Hardware limitations are the primary factor. For instance, a GPU with 24GB of VRAM might handle a batch size of 32 for a large model like BERT-large (which has 340 million parameters), but only 64 for a smaller model like DistilBERT (66 million parameters). If you’re using CPU-based inference, batch size is less critical but still impacts speed—larger batches reduce overhead from data loading and function calls. Another consideration is embedding dimensionality: models producing 768-dimensional embeddings (like BERT-base) consume more memory per sample than those generating 300-dimensional vectors (like Word2Vec). Tools like PyTorch’s torch.utils.data.DataLoader
or TensorFlow’s tf.data.Dataset
can help automate batching, but you’ll still need to experiment. For example, if a batch size of 64 causes out-of-memory errors, halve it to 32 and test again.

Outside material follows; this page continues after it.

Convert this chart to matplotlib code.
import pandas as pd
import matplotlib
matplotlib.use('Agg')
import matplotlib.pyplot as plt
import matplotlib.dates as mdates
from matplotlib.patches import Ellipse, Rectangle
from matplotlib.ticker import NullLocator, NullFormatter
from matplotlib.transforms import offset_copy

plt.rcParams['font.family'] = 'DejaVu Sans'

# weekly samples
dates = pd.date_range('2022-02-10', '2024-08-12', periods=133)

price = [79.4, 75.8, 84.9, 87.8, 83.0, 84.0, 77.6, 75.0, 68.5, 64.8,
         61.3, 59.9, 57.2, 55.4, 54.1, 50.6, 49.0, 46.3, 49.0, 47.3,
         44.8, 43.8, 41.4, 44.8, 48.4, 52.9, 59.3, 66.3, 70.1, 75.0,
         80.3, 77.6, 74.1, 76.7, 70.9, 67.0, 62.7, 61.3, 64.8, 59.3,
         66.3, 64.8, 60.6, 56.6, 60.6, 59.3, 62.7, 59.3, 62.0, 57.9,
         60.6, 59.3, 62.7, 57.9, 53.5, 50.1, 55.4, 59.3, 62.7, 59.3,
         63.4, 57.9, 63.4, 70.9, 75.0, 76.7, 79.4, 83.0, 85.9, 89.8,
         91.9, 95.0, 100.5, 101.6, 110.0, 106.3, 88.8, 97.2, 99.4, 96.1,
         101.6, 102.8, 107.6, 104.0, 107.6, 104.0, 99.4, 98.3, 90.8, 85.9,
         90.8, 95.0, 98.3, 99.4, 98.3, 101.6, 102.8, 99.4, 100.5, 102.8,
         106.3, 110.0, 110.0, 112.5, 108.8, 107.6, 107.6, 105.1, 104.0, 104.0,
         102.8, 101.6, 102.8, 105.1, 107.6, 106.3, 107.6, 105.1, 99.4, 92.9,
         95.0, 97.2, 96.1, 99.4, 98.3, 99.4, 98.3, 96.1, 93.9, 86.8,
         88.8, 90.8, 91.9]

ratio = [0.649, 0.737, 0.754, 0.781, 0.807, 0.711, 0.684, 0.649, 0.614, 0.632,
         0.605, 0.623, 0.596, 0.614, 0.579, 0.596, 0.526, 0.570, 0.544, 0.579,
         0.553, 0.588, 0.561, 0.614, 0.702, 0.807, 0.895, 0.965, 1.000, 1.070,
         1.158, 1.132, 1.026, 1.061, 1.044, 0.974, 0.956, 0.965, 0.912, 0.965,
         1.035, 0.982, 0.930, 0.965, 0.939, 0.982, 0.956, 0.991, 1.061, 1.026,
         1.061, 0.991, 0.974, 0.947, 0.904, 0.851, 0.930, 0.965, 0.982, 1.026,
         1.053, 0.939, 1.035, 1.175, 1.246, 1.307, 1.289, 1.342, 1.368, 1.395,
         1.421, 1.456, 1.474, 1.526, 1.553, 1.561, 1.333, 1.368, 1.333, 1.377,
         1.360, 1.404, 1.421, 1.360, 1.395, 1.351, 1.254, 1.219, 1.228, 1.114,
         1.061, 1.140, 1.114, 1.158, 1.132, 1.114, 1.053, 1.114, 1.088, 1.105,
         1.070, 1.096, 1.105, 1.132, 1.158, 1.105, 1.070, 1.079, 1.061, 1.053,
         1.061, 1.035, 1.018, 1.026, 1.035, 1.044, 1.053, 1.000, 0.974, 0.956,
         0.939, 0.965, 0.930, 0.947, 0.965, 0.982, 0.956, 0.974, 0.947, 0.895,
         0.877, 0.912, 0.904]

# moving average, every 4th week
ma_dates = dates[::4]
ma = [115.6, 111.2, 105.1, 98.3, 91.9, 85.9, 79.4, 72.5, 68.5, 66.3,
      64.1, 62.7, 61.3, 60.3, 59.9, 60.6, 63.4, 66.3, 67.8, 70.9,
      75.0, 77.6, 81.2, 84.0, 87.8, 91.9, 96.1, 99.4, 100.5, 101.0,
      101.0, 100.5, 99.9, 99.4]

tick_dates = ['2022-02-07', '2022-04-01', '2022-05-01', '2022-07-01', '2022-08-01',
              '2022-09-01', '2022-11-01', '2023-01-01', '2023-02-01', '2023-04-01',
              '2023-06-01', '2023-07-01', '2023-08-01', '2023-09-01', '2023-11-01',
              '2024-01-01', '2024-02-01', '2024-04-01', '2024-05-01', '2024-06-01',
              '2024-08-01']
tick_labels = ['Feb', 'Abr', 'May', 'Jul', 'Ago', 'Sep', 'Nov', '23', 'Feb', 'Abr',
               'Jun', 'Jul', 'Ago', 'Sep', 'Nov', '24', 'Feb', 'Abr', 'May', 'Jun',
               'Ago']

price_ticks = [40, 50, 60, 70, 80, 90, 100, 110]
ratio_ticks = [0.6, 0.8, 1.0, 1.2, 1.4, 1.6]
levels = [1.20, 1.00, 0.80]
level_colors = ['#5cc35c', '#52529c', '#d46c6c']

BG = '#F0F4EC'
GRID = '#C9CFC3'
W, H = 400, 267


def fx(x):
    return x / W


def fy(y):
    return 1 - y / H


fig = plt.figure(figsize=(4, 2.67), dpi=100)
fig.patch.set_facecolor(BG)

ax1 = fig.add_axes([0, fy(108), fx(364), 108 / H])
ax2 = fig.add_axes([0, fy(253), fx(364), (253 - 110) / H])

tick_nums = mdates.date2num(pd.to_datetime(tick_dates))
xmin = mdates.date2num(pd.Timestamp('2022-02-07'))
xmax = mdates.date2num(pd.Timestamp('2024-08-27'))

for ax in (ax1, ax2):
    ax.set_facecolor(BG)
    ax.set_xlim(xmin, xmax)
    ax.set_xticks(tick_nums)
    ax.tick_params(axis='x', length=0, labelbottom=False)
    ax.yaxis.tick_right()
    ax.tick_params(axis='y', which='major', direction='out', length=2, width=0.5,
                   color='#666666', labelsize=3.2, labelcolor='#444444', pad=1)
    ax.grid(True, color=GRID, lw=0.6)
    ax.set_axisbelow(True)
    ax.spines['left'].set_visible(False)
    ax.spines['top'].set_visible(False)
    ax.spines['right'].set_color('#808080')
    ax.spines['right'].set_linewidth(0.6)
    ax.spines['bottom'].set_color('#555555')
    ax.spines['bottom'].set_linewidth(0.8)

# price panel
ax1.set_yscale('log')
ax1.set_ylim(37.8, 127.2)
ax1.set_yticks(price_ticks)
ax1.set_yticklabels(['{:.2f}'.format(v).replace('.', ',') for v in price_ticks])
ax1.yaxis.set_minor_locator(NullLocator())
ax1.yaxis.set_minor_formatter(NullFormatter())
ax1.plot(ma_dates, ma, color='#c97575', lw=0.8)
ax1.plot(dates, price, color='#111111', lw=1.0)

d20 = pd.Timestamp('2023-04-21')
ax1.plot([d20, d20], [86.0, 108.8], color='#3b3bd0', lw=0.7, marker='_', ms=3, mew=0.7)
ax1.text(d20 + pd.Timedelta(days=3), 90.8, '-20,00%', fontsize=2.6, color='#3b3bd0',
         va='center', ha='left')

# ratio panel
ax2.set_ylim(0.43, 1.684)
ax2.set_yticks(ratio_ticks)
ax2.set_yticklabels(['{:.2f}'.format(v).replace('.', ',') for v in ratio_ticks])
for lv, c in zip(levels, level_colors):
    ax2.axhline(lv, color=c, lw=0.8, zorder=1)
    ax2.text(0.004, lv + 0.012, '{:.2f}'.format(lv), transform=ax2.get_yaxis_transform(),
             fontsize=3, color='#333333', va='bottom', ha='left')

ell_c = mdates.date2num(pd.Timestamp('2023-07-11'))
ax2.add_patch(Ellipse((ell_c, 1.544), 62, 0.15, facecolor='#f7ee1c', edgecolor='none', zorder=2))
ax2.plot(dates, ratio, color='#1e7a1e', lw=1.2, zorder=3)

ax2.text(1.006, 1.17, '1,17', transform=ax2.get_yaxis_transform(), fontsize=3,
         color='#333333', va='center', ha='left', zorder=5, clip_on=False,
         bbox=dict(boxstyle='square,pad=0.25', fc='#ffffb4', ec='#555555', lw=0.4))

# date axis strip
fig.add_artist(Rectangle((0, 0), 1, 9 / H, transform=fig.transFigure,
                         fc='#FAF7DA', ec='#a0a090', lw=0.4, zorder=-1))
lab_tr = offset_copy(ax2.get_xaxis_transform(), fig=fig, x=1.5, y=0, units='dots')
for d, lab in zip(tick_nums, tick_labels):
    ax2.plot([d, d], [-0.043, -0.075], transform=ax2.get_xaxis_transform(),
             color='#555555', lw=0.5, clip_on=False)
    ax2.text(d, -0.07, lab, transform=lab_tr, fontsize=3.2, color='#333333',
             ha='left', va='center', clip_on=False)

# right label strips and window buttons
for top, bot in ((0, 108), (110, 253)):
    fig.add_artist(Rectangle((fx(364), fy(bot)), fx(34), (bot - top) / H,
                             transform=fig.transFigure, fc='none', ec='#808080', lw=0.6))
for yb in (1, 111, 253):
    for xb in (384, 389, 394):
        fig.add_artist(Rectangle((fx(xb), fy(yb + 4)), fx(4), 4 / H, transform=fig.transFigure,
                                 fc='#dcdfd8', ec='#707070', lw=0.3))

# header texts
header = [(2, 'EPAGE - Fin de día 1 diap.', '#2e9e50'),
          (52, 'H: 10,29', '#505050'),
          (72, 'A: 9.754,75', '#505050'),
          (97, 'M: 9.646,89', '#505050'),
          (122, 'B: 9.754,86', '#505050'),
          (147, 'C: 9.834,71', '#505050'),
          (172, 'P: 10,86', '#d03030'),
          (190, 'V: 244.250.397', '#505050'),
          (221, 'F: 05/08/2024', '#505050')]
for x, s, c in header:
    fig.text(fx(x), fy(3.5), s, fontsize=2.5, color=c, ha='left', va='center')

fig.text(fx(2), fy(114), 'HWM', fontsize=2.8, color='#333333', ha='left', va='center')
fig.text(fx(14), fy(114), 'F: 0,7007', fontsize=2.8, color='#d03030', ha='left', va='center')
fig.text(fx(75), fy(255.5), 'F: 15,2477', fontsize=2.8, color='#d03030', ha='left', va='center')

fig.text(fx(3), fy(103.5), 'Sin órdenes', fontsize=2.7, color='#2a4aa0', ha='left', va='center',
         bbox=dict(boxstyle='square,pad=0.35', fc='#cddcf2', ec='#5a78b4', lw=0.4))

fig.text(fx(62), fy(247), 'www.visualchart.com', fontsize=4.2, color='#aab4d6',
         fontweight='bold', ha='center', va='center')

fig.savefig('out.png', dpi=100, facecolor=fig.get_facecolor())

Practical testing is essential. Benchmark throughput (e.g., embeddings per second) and memory usage across different batch sizes. If doubling the batch size from 16 to 32 only improves speed by 10% but doubles memory consumption, it might not be worth the trade-off. Additionally, consider downstream tasks: extremely large batches might delay real-time applications if processing isn’t evenly distributed. For example, a search engine generating embeddings for 10,000 documents could use a batch size of 256 for bulk processing, while a live chat app might use a batch size of 1 for immediate responses. Tools like NVIDIA’s nvidia-smi
or Python’s memory_profiler
can help monitor resource usage during experimentation. Ultimately, the optimal batch size is the one that maximizes throughput without exceeding hardware limits for your specific workload.